The friction coincides with intensified efforts by Beijing to win recognition from Central American countries that are currently allied with Taiwan.

Hernandez said last month that cuts in U.S. support for Central America would hinder efforts to stem illegal immigration, and welcomed China’s growing diplomatic presence in the region as an “opportunity.”

Honduran migrants, part of a caravan trying to reach the U.S., sleep at the stands of a rodeo in Esquipulas, Guatemala October 16, 2018. REUTERS/Jorge Cabrera

In an interview with Reuters, Hernandez lamented that prior U.S. commitments to step up investment in Honduras, Guatemala and El Salvador had been scaled back since Trump took office.

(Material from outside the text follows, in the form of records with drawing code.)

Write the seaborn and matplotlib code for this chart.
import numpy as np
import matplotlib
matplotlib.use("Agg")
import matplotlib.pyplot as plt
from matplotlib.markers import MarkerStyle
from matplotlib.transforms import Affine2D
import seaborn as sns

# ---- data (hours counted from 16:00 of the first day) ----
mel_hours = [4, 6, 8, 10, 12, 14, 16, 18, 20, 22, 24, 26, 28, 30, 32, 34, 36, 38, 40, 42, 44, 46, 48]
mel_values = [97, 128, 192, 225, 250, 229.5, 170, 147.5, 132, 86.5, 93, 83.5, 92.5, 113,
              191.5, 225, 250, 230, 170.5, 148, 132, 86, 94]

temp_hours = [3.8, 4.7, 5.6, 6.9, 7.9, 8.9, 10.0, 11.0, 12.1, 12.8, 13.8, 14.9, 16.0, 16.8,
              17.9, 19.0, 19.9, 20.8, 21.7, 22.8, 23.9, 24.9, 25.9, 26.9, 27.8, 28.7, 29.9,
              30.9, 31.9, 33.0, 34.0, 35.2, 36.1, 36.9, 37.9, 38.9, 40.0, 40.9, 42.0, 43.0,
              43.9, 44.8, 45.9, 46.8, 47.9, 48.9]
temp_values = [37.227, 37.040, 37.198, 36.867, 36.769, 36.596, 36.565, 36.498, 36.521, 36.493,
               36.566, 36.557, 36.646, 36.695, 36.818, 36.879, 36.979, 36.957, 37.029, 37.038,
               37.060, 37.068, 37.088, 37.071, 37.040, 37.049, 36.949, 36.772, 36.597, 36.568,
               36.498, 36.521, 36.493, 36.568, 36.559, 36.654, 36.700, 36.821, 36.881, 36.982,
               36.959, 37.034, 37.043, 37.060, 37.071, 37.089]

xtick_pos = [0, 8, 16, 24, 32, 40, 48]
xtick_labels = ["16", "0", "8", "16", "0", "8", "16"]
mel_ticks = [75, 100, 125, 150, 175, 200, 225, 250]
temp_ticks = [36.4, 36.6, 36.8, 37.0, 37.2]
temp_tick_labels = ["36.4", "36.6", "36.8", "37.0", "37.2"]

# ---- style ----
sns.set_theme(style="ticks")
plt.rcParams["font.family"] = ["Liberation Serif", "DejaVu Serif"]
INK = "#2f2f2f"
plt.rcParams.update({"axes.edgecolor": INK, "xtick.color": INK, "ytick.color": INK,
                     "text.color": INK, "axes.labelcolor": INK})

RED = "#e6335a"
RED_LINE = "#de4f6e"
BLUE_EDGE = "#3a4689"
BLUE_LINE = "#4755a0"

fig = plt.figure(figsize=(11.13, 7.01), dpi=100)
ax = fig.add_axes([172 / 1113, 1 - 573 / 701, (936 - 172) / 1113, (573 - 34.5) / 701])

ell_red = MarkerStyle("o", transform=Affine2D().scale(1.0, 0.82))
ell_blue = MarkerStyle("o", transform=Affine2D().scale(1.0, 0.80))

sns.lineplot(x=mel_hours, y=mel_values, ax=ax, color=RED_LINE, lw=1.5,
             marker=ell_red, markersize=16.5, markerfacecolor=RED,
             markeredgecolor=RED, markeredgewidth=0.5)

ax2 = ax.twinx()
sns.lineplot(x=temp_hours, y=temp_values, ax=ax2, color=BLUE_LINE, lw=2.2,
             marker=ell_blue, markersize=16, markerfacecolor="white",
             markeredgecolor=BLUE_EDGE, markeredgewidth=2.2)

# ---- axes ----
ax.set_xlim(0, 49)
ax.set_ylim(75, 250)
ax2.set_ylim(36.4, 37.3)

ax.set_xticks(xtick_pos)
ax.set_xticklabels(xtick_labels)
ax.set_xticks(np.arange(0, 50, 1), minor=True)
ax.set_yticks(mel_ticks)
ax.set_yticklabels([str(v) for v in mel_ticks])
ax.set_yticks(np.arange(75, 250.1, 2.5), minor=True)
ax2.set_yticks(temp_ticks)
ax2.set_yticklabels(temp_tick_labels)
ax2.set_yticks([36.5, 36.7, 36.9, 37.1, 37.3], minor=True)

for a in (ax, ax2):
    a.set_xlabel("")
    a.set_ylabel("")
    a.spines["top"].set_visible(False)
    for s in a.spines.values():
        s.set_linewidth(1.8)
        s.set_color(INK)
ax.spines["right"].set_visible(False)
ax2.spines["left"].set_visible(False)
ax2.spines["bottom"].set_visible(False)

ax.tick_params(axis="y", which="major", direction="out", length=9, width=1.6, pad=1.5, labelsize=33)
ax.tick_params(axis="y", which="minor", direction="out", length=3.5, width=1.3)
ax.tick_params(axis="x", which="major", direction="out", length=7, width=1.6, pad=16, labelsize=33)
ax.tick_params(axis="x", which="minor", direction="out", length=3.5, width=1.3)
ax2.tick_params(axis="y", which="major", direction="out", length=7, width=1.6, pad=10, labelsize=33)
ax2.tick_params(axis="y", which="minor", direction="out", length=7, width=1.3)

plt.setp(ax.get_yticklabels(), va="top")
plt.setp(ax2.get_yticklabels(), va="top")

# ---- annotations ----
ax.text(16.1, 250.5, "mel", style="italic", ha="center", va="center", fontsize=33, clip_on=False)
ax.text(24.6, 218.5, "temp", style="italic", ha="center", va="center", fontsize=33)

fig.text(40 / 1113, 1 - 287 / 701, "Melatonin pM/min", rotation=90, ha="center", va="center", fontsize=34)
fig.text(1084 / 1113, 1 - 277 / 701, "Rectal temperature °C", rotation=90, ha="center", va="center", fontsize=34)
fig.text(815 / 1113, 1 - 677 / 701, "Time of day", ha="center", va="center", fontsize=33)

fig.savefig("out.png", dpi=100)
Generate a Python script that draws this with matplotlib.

Honduras is one of a dwindling number of countries that still has formal diplomatic ties with Taiwan.

Last week, Pence told Central American countries the United States was willing to help with economic development and investment if they did more to tackle mass migration, corruption and gang violence. Thousands of migrants have left the impoverished region in recent years.


The current group making their way north plan to seek refugee status in Mexico or pass through to the United States, saying they are fleeing poverty and violence.

Slideshow (22 Images)

The group more than doubled in size from Saturday, when some 1,300 people set off from northern Honduras in what has been dubbed “March of the Migrant,” an organizer said.

Reuters could not independently verify the number of participants, but Reuters video showed a group carrying backpacks and clogging roads near the border with Guatemala, some waving the Honduran flag.

Guatemala said in a statement on Sunday that it did not promote or endorse “irregular migration.” Guatemalan police initially blocked migrants from reaching a customs booth, Reuters images showed. The group was ultimately able to cross, said march organizer Bartolo Fuentes, a former Honduran lawmaker.

Trump campaigned for president in 2016 on promises to toughen U.S. immigration policies and build a wall along the 2,000-mile border with Mexico.

Illegal immigration is likely to be a top issue in Nov. 6 U.S. congressional elections, when Democrats are seen as having a good chance of gaining control of the House of Representatives from Trump’s fellow Republicans.